Remembering forced migration
Remembering forced migration. Twice a Stranger / Foundation Flight, Expulsion, Reconciliation
6 November 2014 to 18 January 2015
Flight, expulsion, deportation, forced resettlement, ethnic “cleansing“: The twentieth century had a variety of terms for migration by population groups that occurred against their will and by violent means. These migrations have also become the subject of exhibitions and museums in recent years.

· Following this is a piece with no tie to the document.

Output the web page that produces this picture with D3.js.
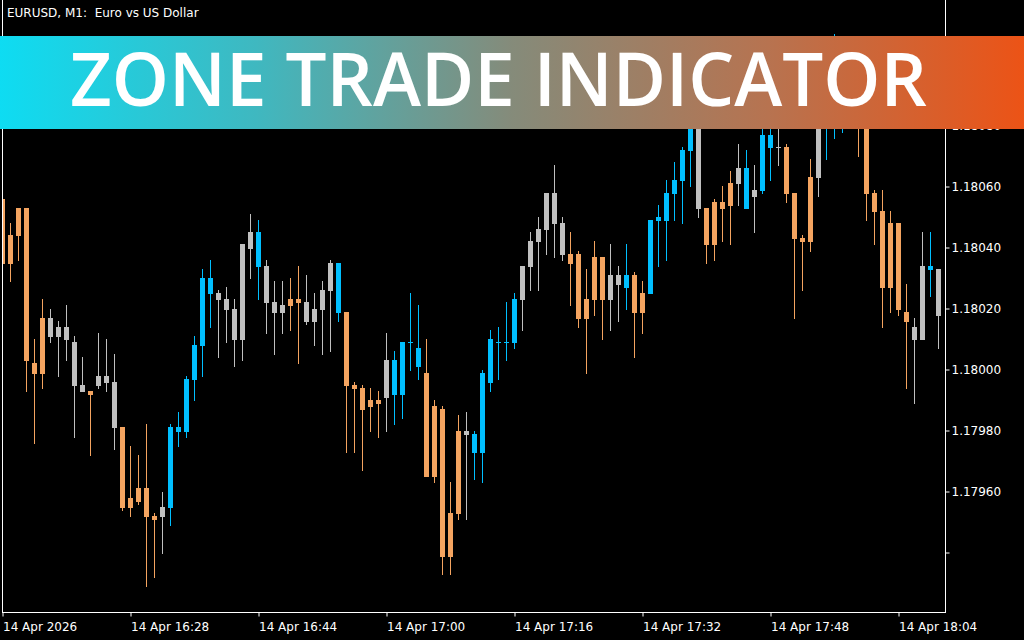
<!DOCTYPE html>
<html>
<head>
<meta charset="utf-8">
<script src="https://cdn.jsdelivr.net/npm/d3@7"></script>
<style>
  html, body { margin: 0; padding: 0; background: #000; }
  svg { display: block; }
</style>
</head>
<body>
<svg id="chart" width="1024" height="640"></svg>
<script>
// ---------- DATA (EURUSD M1) ----------
const openP = [1.18056,1.18035,1.18044,1.18053,1.18002,1.17999,1.18017,1.18011,1.18014,1.18009,
 1.17995,1.17993,1.17995,1.17998,1.17996,1.17981,1.17955,1.17957,1.17961,1.17952,
 1.17952,1.17955,1.17980,1.17980,1.17997,1.18008,1.18030,1.18025,1.18023,1.18020,
 1.18010,1.18040,1.18045,1.18034,1.18022,1.18019,1.18021,1.18023,1.18022,1.18016,
 1.18020,1.18026,1.18035,1.18019,1.17995,1.17994,1.17988,1.17990,1.17991,1.18003,
 1.17992,1.18009,1.18007,1.17999,1.17965,1.17987,1.17939,1.17953,1.17980,1.17979,
 1.17973,1.17996,1.18009,1.18009,1.18009,1.18023,1.18034,1.18042,1.18046,1.18058,
 1.18048,1.18035,1.18038,1.18017,1.18023,1.18037,1.18023,1.18031,1.18027,1.18031,
 1.18019,1.18025,1.18049,1.18049,1.18058,1.18062,1.18072,1.18083,1.18053,1.18041,
 1.18055,1.18054,1.18061,1.18066,1.18057,1.18059,1.18077,1.18073,1.18073,1.18058,
 1.18043,1.18042,1.18063,1.18086,1.18092,1.18100,1.18104,1.18099,1.18090,1.18058,
 1.18052,1.18027,1.18048,1.18019,1.18014,1.18010,1.18034,1.18033];
const highP = [1.18056,1.18048,1.18053,1.18053,1.18010,1.18023,1.18020,1.18016,1.18021,1.18011,
 1.18004,1.17993,1.18012,1.18010,1.18005,1.17981,1.17975,1.17972,1.17982,1.17953,
 1.17960,1.17982,1.17986,1.17998,1.18011,1.18033,1.18036,1.18026,1.18027,1.18023,
 1.18041,1.18051,1.18049,1.18036,1.18029,1.18029,1.18030,1.18034,1.18031,1.18025,
 1.18029,1.18036,1.18035,1.18019,1.17996,1.17995,1.17994,1.17993,1.18012,1.18006,
 1.18009,1.18025,1.18021,1.18010,1.17990,1.17988,1.17963,1.17985,1.17986,1.17980,
 1.18000,1.18013,1.18014,1.18022,1.18025,1.18034,1.18045,1.18050,1.18058,1.18067,
 1.18050,1.18045,1.18039,1.18033,1.18042,1.18037,1.18041,1.18034,1.18041,1.18032,
 1.18029,1.18049,1.18054,1.18062,1.18068,1.18073,1.18082,1.18085,1.18053,1.18056,
 1.18060,1.18065,1.18074,1.18072,1.18067,1.18079,1.18082,1.18083,1.18074,1.18058,
 1.18044,1.18069,1.18088,1.18095,1.18110,1.18106,1.18107,1.18102,1.18092,1.18059,
 1.18059,1.18052,1.18048,1.18028,1.18017,1.18045,1.18045,1.18033];
const lowP = [1.18035,1.18029,1.18036,1.17993,1.17976,1.17994,1.18009,1.17998,1.18003,1.17978,
 1.17993,1.17972,1.17994,1.17993,1.17974,1.17954,1.17952,1.17956,1.17929,1.17932,
 1.17940,1.17949,1.17975,1.17978,1.17990,1.17998,1.18014,1.18004,1.18009,1.18001,
 1.18003,1.18030,1.18023,1.18012,1.18005,1.18012,1.18013,1.18002,1.18015,1.18008,
 1.18005,1.18006,1.18016,1.17973,1.17973,1.17967,1.17980,1.17978,1.17980,1.17982,
 1.17984,1.18000,1.17997,1.17965,1.17963,1.17933,1.17933,1.17951,1.17951,1.17964,
 1.17963,1.17993,1.17997,1.18003,1.18007,1.18013,1.18026,1.18026,1.18038,1.18037,
 1.18036,1.18021,1.18014,1.17999,1.18018,1.18010,1.18013,1.18016,1.18020,1.18004,
 1.18012,1.18025,1.18034,1.18036,1.18049,1.18048,1.18060,1.18050,1.18035,1.18036,
 1.18042,1.18041,1.18054,1.18053,1.18045,1.18058,1.18062,1.18067,1.18055,1.18017,
 1.18026,1.18039,1.18057,1.18069,1.18076,1.18078,1.18088,1.18070,1.18049,1.18041,
 1.18014,1.18019,1.18018,1.17994,1.17989,1.18010,1.18024,1.18007];
const closeP = [1.18035,1.18044,1.18053,1.18003,1.17999,1.18017,1.18011,1.18014,1.18010,1.17995,
 1.17993,1.17992,1.17998,1.17996,1.17981,1.17955,1.17958,1.17961,1.17952,1.17951,
 1.17955,1.17981,1.17981,1.17997,1.18008,1.18030,1.18025,1.18023,1.18020,1.18010,
 1.18041,1.18045,1.18034,1.18022,1.18019,1.18021,1.18023,1.18022,1.18016,1.18020,
 1.18026,1.18035,1.18019,1.17995,1.17994,1.17987,1.17990,1.17989,1.18003,1.17992,
 1.18009,1.18009,1.18001,1.17965,1.17988,1.17939,1.17953,1.17980,1.17979,1.17973,
 1.17999,1.18010,1.18009,1.18009,1.18023,1.18034,1.18042,1.18046,1.18058,1.18048,
 1.18038,1.18038,1.18017,1.18023,1.18037,1.18023,1.18031,1.18028,1.18031,1.18019,
 1.18025,1.18049,1.18050,1.18058,1.18062,1.18072,1.18081,1.18053,1.18041,1.18055,
 1.18053,1.18061,1.18066,1.18053,1.18059,1.18077,1.18073,1.18073,1.18058,1.18043,
 1.18042,1.18063,1.18087,1.18092,1.18101,1.18104,1.18099,1.18090,1.18058,1.18052,
 1.18027,1.18048,1.18020,1.18016,1.18010,1.18034,1.18033,1.18018];
// zone per candle: S = sell zone (orange), B = buy zone (blue), N = neutral (silver)
const zones = ("SSSSSSNNNN" + "NSNNNSSSSS" + "NBBBBBBNNN" + "NNBNNNSSNN" + "NNBSSSSSNB" +
               "BBBSSSSSNB" + "BBBBBNNNNN" + "NSSSSSNNBS" + "SBBBBBBNSS" + "SSNBNBBNSS" +
               "SSNBBBBSSS" + "SSSSNNBN").split("");
const timeTickIndex = [0, 16, 32, 48, 64, 80, 96, 112];
const timeTickLabels = ["14 Apr 2026", "14 Apr 16:28", "14 Apr 16:44", "14 Apr 17:00",
                        "14 Apr 17:16", "14 Apr 17:32", "14 Apr 17:48", "14 Apr 18:04"];
const priceTicks = [1.17940, 1.17960, 1.17980, 1.18000, 1.18020, 1.18040, 1.18060, 1.18080];
const priceTickLabels = ["", "1.17960", "1.17980", "1.18000", "1.18020", "1.18040", "1.18060", "1.18080"];
const chartTitle = "EURUSD, M1:  Euro vs US Dollar";
const bannerText = "ZONE TRADE INDICATOR";

// ---------- DRAW ----------
const svg = d3.select("#chart");
const zoneColor = { S: "#F4A460", B: "#00BFFF", N: "#C0C0C0" };

const x = d3.scaleLinear().domain([0, openP.length - 1]).range([2.5, 938.5]);
const y = d3.scaleLinear().domain([1.17940, 1.18080]).range([552.5, 125.5]);

svg.append("rect").attr("width", 1024).attr("height", 640).attr("fill", "#000");

svg.append("defs").append("clipPath").attr("id", "plot")
  .append("rect").attr("x", 3).attr("y", 0).attr("width", 942).attr("height", 612);

const candles = openP.map((o, i) => ({ i, o, h: highP[i], l: lowP[i], c: closeP[i], z: zones[i] }));

const g = svg.append("g").attr("clip-path", "url(#plot)");
const cg = g.selectAll("g.candle").data(candles).join("g").attr("class", "candle");

cg.append("rect")
  .attr("x", d => x(d.i) - 0.5)
  .attr("y", d => Math.round(y(d.h)))
  .attr("width", 1)
  .attr("height", d => Math.round(y(d.l)) - Math.round(y(d.h)) + 1)
  .attr("fill", d => zoneColor[d.z]);

cg.append("rect")
  .attr("x", d => x(d.i) - 2.5)
  .attr("y", d => Math.round(y(Math.max(d.o, d.c))))
  .attr("width", 5)
  .attr("height", d => Math.round(y(Math.min(d.o, d.c))) - Math.round(y(Math.max(d.o, d.c))) + 1)
  .attr("fill", d => zoneColor[d.z]);

// frame
svg.append("line").attr("x1", 2.5).attr("x2", 2.5).attr("y1", 0).attr("y2", 613)
  .attr("stroke", "#fff").attr("stroke-width", 1);
svg.append("line").attr("x1", 945.5).attr("x2", 945.5).attr("y1", 0).attr("y2", 613)
  .attr("stroke", "#fff").attr("stroke-width", 1);
svg.append("line").attr("x1", 2).attr("x2", 946).attr("y1", 612.5).attr("y2", 612.5)
  .attr("stroke", "#fff").attr("stroke-width", 1);

// price axis
const yAxis = d3.axisRight(y).tickValues(priceTicks).tickSize(4).tickPadding(2)
  .tickFormat((d, i) => priceTickLabels[i]);
const ya = svg.append("g").attr("transform", "translate(945.5,0)").call(yAxis);
ya.select(".domain").remove();
ya.selectAll(".tick line").attr("stroke", "#fff").attr("stroke-width", 1);
ya.selectAll(".tick text").attr("fill", "#fff")
  .style("font-family", "'DejaVu Sans', sans-serif").style("font-size", "12px");

// time axis
const xAxis = d3.axisBottom(x).tickValues(timeTickIndex).tickSize(4)
  .tickFormat((d, i) => timeTickLabels[i]);
const xa = svg.append("g").attr("transform", "translate(0,612.5)").call(xAxis);
xa.select(".domain").remove();
xa.selectAll(".tick line").attr("stroke", "#fff").attr("stroke-width", 1);
xa.selectAll(".tick text").attr("fill", "#fff")
  .attr("text-anchor", "start").attr("x", 0).attr("y", 18).attr("dy", 0)
  .style("font-family", "'DejaVu Sans', sans-serif").style("font-size", "12px");

// chart caption
svg.append("text").attr("x", 7).attr("y", 17).attr("fill", "#fff")
  .style("font-family", "'DejaVu Sans', sans-serif").style("font-size", "12px")
  .style("white-space", "pre").text(chartTitle);

// banner
const grad = svg.select("defs").append("linearGradient").attr("id", "bannerGrad")
  .attr("x1", "0%").attr("x2", "100%").attr("y1", "0%").attr("y2", "0%");
grad.append("stop").attr("offset", "0%").attr("stop-color", "#0edcf2");
grad.append("stop").attr("offset", "25%").attr("stop-color", "#3fb8c0");
grad.append("stop").attr("offset", "50%").attr("stop-color", "#858b7a");
grad.append("stop").attr("offset", "75%").attr("stop-color", "#b77350");
grad.append("stop").attr("offset", "100%").attr("stop-color", "#ec5316");

svg.append("rect").attr("x", 0).attr("y", 36).attr("width", 1024).attr("height", 93)
  .attr("fill", "url(#bannerGrad)");
svg.append("text").attr("x", 70).attr("y", 106).attr("fill", "#fff")
  .attr("textLength", 857).attr("lengthAdjust", "spacingAndGlyphs")
  .style("font-family", "'Open Sans', sans-serif").style("font-weight", 600)
  .style("font-size", "75px").text(bannerText);
</script>
</body>
</html>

Together with the German Historical Museum, the Foundation Flight, Expulsion, Reconciliation is presenting the exhibition project Twice a Stranger which was developed by the Greek company Anemon Productions for the first time in Germany. Starting with the Greek-Turkish population exchange after World War I, Twice a Stranger goes on to tell the stories of people from India, Pakistan and Cyprus to reveal a common experience of population exchange. Using rare archive footage and eyewitness interviews, Twice a Stranger is about the people who are never quite at home, both in the place where they were born and can no longer return, and in their new homeland where, unable to integrate fully, they grow old. Their stories inspired the title of the exhibition Twice a Stranger.
With Twice a Stranger, the Foundation Flight, Expulsion, Reconciliation will introduce its own work and offer representative glimpses of the thematic range of the future permanent exhibition, which deals with the flight and expulsion of the Germans and with forced migration in twentieth-century Europe more generally. Selected objects from its growing collection will be presented.